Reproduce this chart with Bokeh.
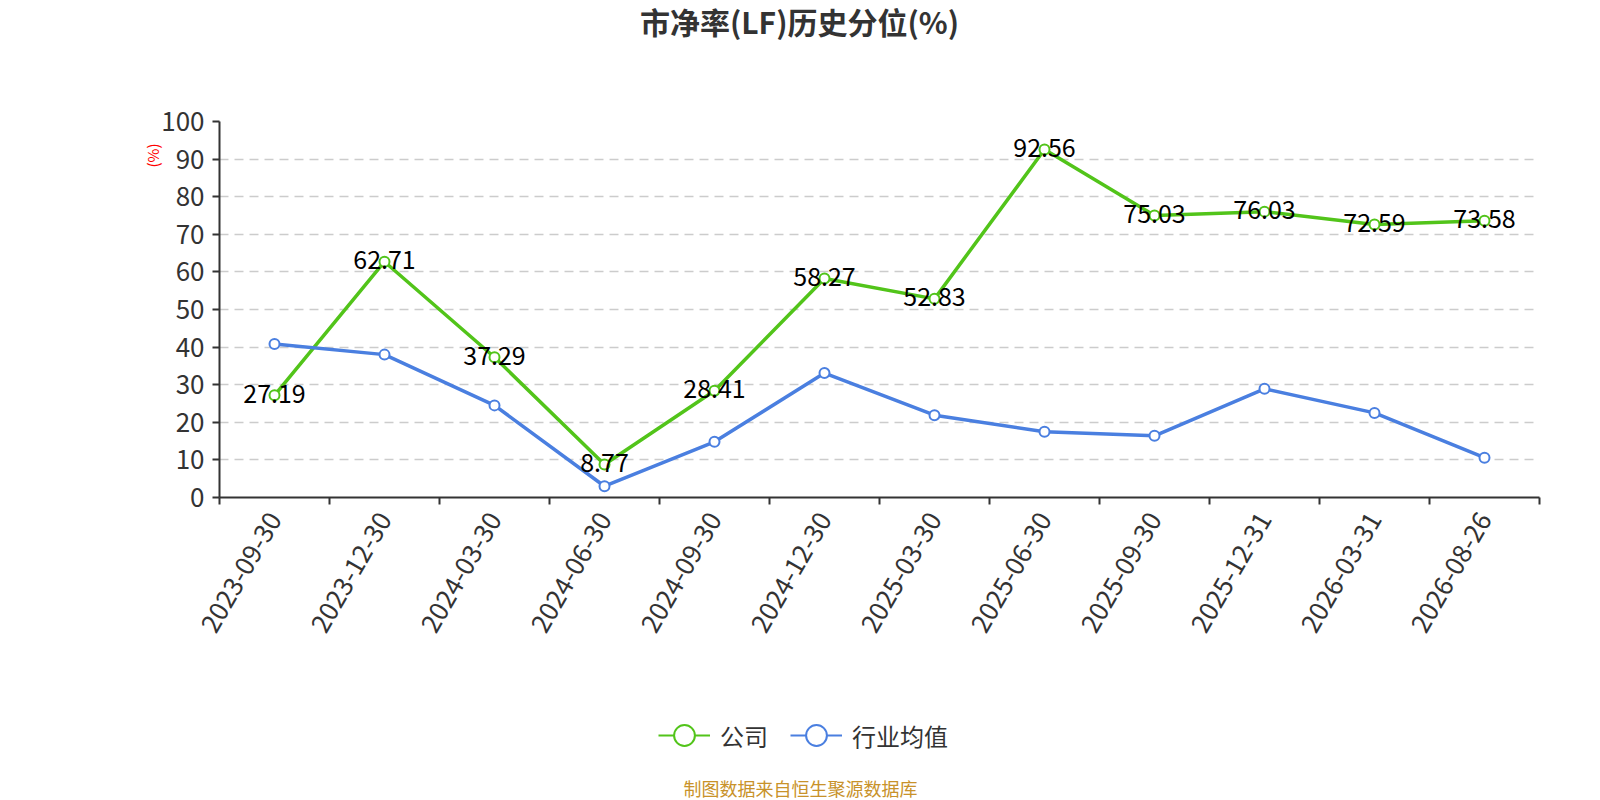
import math
from bokeh.plotting import figure
from bokeh.layouts import column
from bokeh.models import ColumnDataSource, FixedTicker, Range1d, Legend, LegendItem, Title, Label
from bokeh.core.properties import value
from bokeh.embed import file_html
from bokeh.resources import INLINE

dates = ["2023-09-30", "2023-12-30", "2024-03-30", "2024-06-30", "2024-09-30", "2024-12-30",
         "2025-03-30", "2025-06-30", "2025-09-30", "2025-12-31", "2026-03-31", "2026-08-26"]
company = [27.19, 62.71, 37.29, 8.77, 28.41, 58.27, 52.83, 92.56, 75.03, 76.03, 72.59, 73.58]
industry = [40.8, 38.0, 24.5, 3.0, 14.8, 33.1, 21.9, 17.5, 16.4, 28.9, 22.5, 10.6]
y_ticks = [0, 10, 20, 30, 40, 50, 60, 70, 80, 90, 100]
series_names = ["公司", "行业均值"]
title_text = "市净率(LF)历史分位(%)"
footer_text = "制图数据来自恒生聚源数据库"

FONT = "Noto Sans CJK SC"
GREEN = "#52c41a"
BLUE = "#4a7fe0"
W = 1600
FRAME_LEFT = 219  # column aligns all frames to the main chart's frame


def blank_fig(h):
    f = figure(width=W, height=h, output_backend="svg", toolbar_location=None,
               x_axis_type=None, y_axis_type=None, x_range=Range1d(0, 1), y_range=Range1d(-2, -1),
               min_border=0)
    f.outline_line_color = None
    f.grid.grid_line_color = None
    f.background_fill_color = "white"
    f.border_fill_color = "white"
    return f


# ---- top: title ----
top = blank_fig(101)
top.add_layout(Label(x=799 - FRAME_LEFT, y=81, x_units="screen", y_units="screen", text=title_text,
                     text_font=FONT, text_font_size="30px", text_font_style="bold",
                     text_color="#333333", text_align="center", text_baseline="middle"))

# ---- main chart ----
xs = [i + 0.5 for i in range(len(dates))]
src = ColumnDataSource(dict(x=xs, company=company, industry=industry,
                            clabel=["%.2f" % v for v in company]))

p = figure(width=W, height=560, output_backend="svg", toolbar_location=None,
           x_range=Range1d(0, len(dates)), y_range=Range1d(0, 100),
           min_border_left=FRAME_LEFT, min_border_right=61, min_border_top=20, min_border_bottom=164)
p.outline_line_color = None
p.background_fill_color = "white"
p.border_fill_color = "white"

p.xaxis.ticker = FixedTicker(ticks=xs, minor_ticks=list(range(len(dates) + 1)))
p.xaxis.major_label_overrides = {x: d for x, d in zip(xs, dates)}
p.xaxis.major_label_orientation = math.pi / 3
p.xaxis.major_tick_out = 0
p.xaxis.major_tick_in = 0
p.xaxis.minor_tick_out = 7
p.xaxis.minor_tick_in = 0
p.xaxis.minor_tick_line_color = "#333333"
p.xaxis.minor_tick_line_width = 2
p.xaxis.major_label_standoff = 10

p.yaxis.ticker = FixedTicker(ticks=y_ticks, minor_ticks=[])
p.yaxis.major_tick_out = 7
p.yaxis.major_tick_in = 0
p.yaxis.major_tick_line_width = 2
p.yaxis.major_tick_line_color = "#333333"
p.yaxis.major_label_standoff = 8

for ax in (p.xaxis, p.yaxis):
    ax.axis_line_color = "#333333"
    ax.axis_line_width = 2
    ax.major_label_text_font = FONT
    ax.major_label_text_font_size = "26px"
    ax.major_label_text_color = "#333333"

p.xgrid.grid_line_color = None
p.ygrid.grid_line_color = "#cccccc"
p.ygrid.grid_line_width = 1.5
p.ygrid.grid_line_dash = "9 6"

p.add_layout(Title(text="(%)", align="right", offset=22, standoff=-9, text_font=FONT,
                   text_font_size="15px", text_font_style="normal", text_color="red"), "left")

p.line("x", "company", source=src, line_color=GREEN, line_width=3.5)
p.scatter("x", "company", source=src, size=10, fill_color="white", line_color=GREEN, line_width=2)
p.line("x", "industry", source=src, line_color=BLUE, line_width=3.5)
p.scatter("x", "industry", source=src, size=10, fill_color="white", line_color=BLUE, line_width=2)

p.text("x", "company", text="clabel", source=src, text_font=value(FONT), text_font_size="25px",
       text_color="black", text_align="center", text_baseline="middle", y_offset=-2)

# ---- bottom: legend + footer ----
bot = blank_fig(139)
items = []
for name, field, col in zip(series_names, ["company", "industry"], [GREEN, BLUE]):
    # same data as the chart; this panel's ranges keep them out of view, only the legend shows
    lr = bot.line("x", field, source=src, line_color=col, line_width=2)
    sr = bot.scatter("x", field, source=src, size=10, fill_color="white", line_color=col, line_width=2)
    items.append(LegendItem(label=name, renderers=[lr, sr]))
legend = Legend(items=items, orientation="horizontal", location=(658 - FRAME_LEFT, 36),
                glyph_width=52, glyph_height=58, label_standoff=10, spacing=22,
                padding=0, margin=0, border_line_color=None, background_fill_alpha=0,
                label_text_font=FONT, label_text_font_size="24px", label_text_color="#333333")
bot.add_layout(legend)
bot.add_layout(Label(x=800 - FRAME_LEFT, y=13, x_units="screen", y_units="screen", text=footer_text,
                     text_font=FONT, text_font_size="18px", text_color="#c8922a",
                     text_align="center", text_baseline="middle"))

layout = column(top, p, bot, spacing=0)
open("out.html", "w").write(file_html(layout, INLINE))
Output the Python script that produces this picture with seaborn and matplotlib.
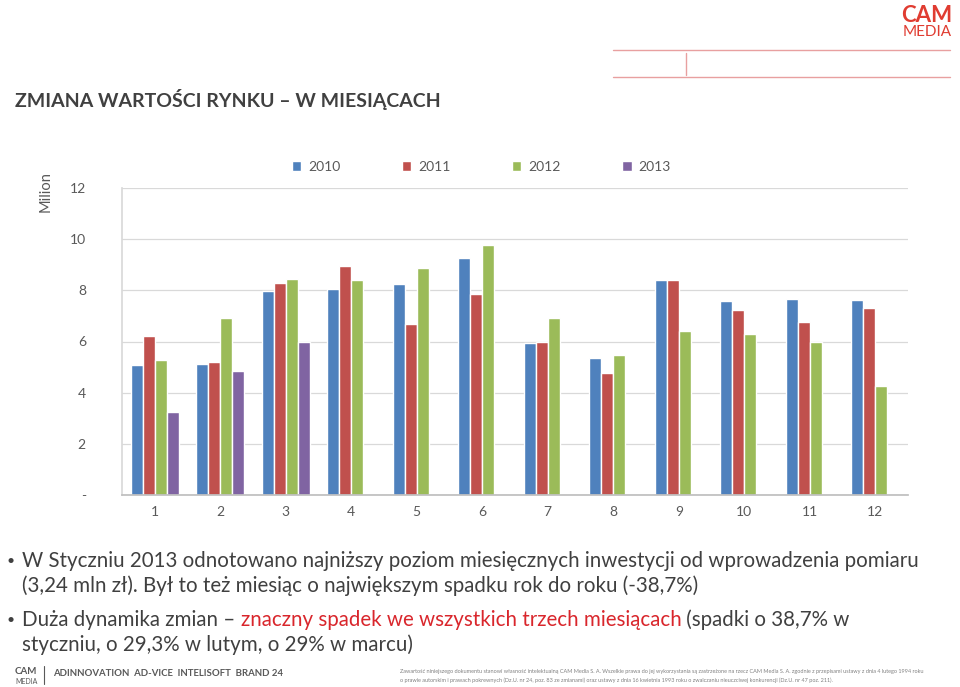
import numpy as np
import pandas as pd
import seaborn as sns
import matplotlib.pyplot as plt

# data (million zł)
months = [str(m) for m in range(1, 13)]
years = ["2010", "2011", "2012", "2013"]
v2010 = [5.08, 5.12, 7.99, 8.04, 8.24, 9.27, 5.96, 5.36, 8.42, 7.57, 7.65, 7.64]
v2011 = [6.22, 5.20, 8.29, 8.95, 6.69, 7.86, 5.99, 4.76, 8.42, 7.22, 6.75, 7.30]
v2012 = [5.28, 6.91, 8.44, 8.42, 8.87, 9.77, 6.92, 5.46, 6.42, 6.28, 5.99, 4.26]
v2013 = [3.24, 4.86, 5.98] + [np.nan] * 9
ytick_labels = ["-", "2", "4", "6", "8", "10", "12"]

colors = ["#4F81BD", "#C0504D", "#9BBB59", "#8064A2"]
grey = "#595959"

df = pd.DataFrame({
    "month": months * 4,
    "year": [y for y in years for _ in months],
    "value": v2010 + v2011 + v2012 + v2013,
})

sns.set_theme(style="white")
plt.rcParams['font.family'] = ['Lato', 'DejaVu Sans']

fig = plt.figure(figsize=(9.6, 6.87), dpi=100)
ax = fig.add_axes([122 / 960, 1 - 495 / 687, 786 / 960, 307 / 687])

sns.barplot(data=df, x="month", y="value", hue="year", order=months,
            hue_order=years, palette=colors, width=0.73, saturation=1,
            errorbar=None, ax=ax)

ax.set_ylim(0, 12)
ax.set_xlim(-0.5, 11.5)
ax.set_yticks(range(0, 13, 2))
ax.set_yticklabels(ytick_labels, color=grey, fontsize=10)
ax.tick_params(axis="y", length=0, pad=26)
ax.tick_params(axis="x", which="major", length=0, pad=8, labelsize=10, labelcolor=grey)
ax.set_xticks(np.arange(-0.5, 12, 1), minor=True)
ax.tick_params(axis="x", which="minor", length=5, color="#BFBFBF", width=0.8, direction="out")
ax.grid(axis="y", color="#D9D9D9", linewidth=0.9)
ax.set_axisbelow(True)
for s in ["top", "right"]:
    ax.spines[s].set_visible(False)
ax.spines["left"].set_color("#D9D9D9")
ax.spines["bottom"].set_color("#BFBFBF")
ax.set_xlabel("")
ax.set_ylabel("Milion", color=grey, fontsize=10.5)
ax.yaxis.set_label_coords(-0.088, 0.99)

ax.legend(loc="center", bbox_to_anchor=(0.457, 1.07), ncol=4, frameon=False,
          fontsize=10, handlelength=0.7, handleheight=0.7, columnspacing=4.4,
          handletextpad=0.5, labelcolor=grey)

# title and header decoration
fig.text(15 / 960, 1 - 100 / 687, "ZMIANA WARTOŚCI RYNKU – W MIESIĄCACH",
         fontsize=14, color="#404040", va="center", fontweight="bold")
fig.text(952 / 960, 1 - 15 / 687, "CAM", fontsize=16, color="#E03C31",
         ha="right", va="center", fontweight="bold")
fig.text(952 / 960, 1 - 32 / 687, "MEDIA", fontsize=11, color="#E03C31",
         ha="right", va="center")
red_line = "#E8A0A0"
fig.add_artist(plt.Line2D([613 / 960, 950 / 960], [1 - 50 / 687] * 2, color=red_line, lw=1))
fig.add_artist(plt.Line2D([613 / 960, 950 / 960], [1 - 77 / 687] * 2, color=red_line, lw=1))
fig.add_artist(plt.Line2D([686 / 960] * 2, [1 - 53 / 687, 1 - 75 / 687], color=red_line, lw=1))

# bullets
body = "#404040"
fs = 14.8
fig.text(7 / 960, 1 - 561 / 687, "•", fontsize=10, color=body, va="center")
fig.text(22 / 960, 1 - 561 / 687,
         "W Styczniu 2013 odnotowano najniższy poziom miesięcznych inwestycji od wprowadzenia pomiaru",
         fontsize=fs, color=body, va="center")
fig.text(22 / 960, 1 - 586 / 687,
         "(3,24 mln zł). Był to też miesiąc o największym spadku rok do roku (-38,7%)",
         fontsize=fs, color=body, va="center")
fig.text(7 / 960, 1 - 620 / 687, "•", fontsize=10, color=body, va="center")

renderer = fig.canvas.get_renderer()
pieces = [("Duża dynamika zmian – ", body),
          ("znaczny spadek we wszystkich trzech miesiącach", "#D9262C"),
          (" (spadki o 38,7% w", body)]
x = 22
for txt, col in pieces:
    t = fig.text(x / 960, 1 - 620 / 687, txt, fontsize=fs, color=col, va="center")
    x += t.get_window_extent(renderer).width
fig.text(22 / 960, 1 - 645 / 687, "styczniu, o 29,3% w lutym, o 29% w marcu)",
         fontsize=fs, color=body, va="center")

# footer
fig.text(15 / 960, 1 - 671 / 687, "CAM", fontsize=7, color=grey, va="center", fontweight="bold")
fig.text(15 / 960, 1 - 681 / 687, "MEDIA", fontsize=5, color=grey, va="center")
fig.add_artist(plt.Line2D([44 / 960] * 2, [1 - 666 / 687, 1 - 684 / 687], color=grey, lw=0.8))
fig.text(53 / 960, 1 - 673 / 687, "ADINNOVATION  AD-VICE  INTELISOFT  BRAND 24",
         fontsize=6.9, color=grey, va="center", fontweight="bold")
fig.text(400 / 960, 1 - 672 / 687,
         "Zawartość niniejszego dokumentu stanowi własność intelektualną CAM Media S. A. Wszelkie prawa do jej wykorzystania są zastrzeżone na rzecz CAM Media S. A. zgodnie z przepisami ustawy z dnia 4 lutego 1994 roku",
         fontsize=3.95, color="#808080", va="center")
fig.text(400 / 960, 1 - 680 / 687,
         "o prawie autorskim i prawach pokrewnych (Dz.U. nr 24, poz. 83 ze zmianami) oraz ustawy z dnia 16 kwietnia 1993 roku o zwalczaniu nieuczciwej konkurencji (Dz.U. nr 47 poz. 211).",
         fontsize=3.95, color="#808080", va="center")

fig.savefig("out.png", dpi=100)
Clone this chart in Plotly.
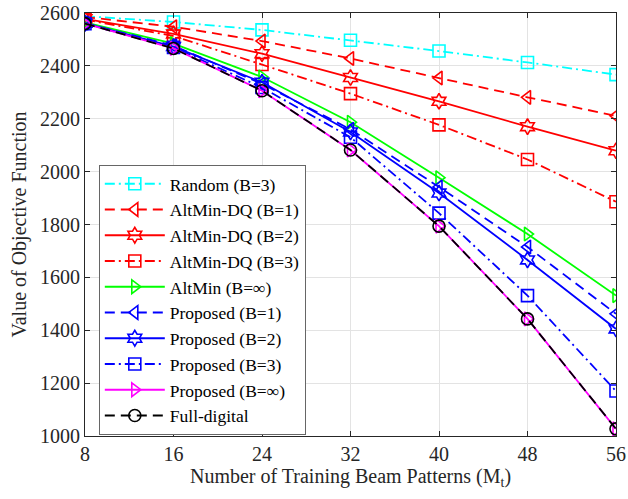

▬▬▬▬▬▬▬▬▬▬

— OBJECTIVE —
Reproduce the data above exactly, but only the lines from the one showing "Output the Python" through the one showing "import matplotlib.pyplot as plt", with both ends kept and the pictures left out.

— FINAL RESULT —
Output the Python script that produces this picture with seaborn and matplotlib.
import numpy as np
import pandas as pd
import seaborn as sns
import matplotlib.pyplot as plt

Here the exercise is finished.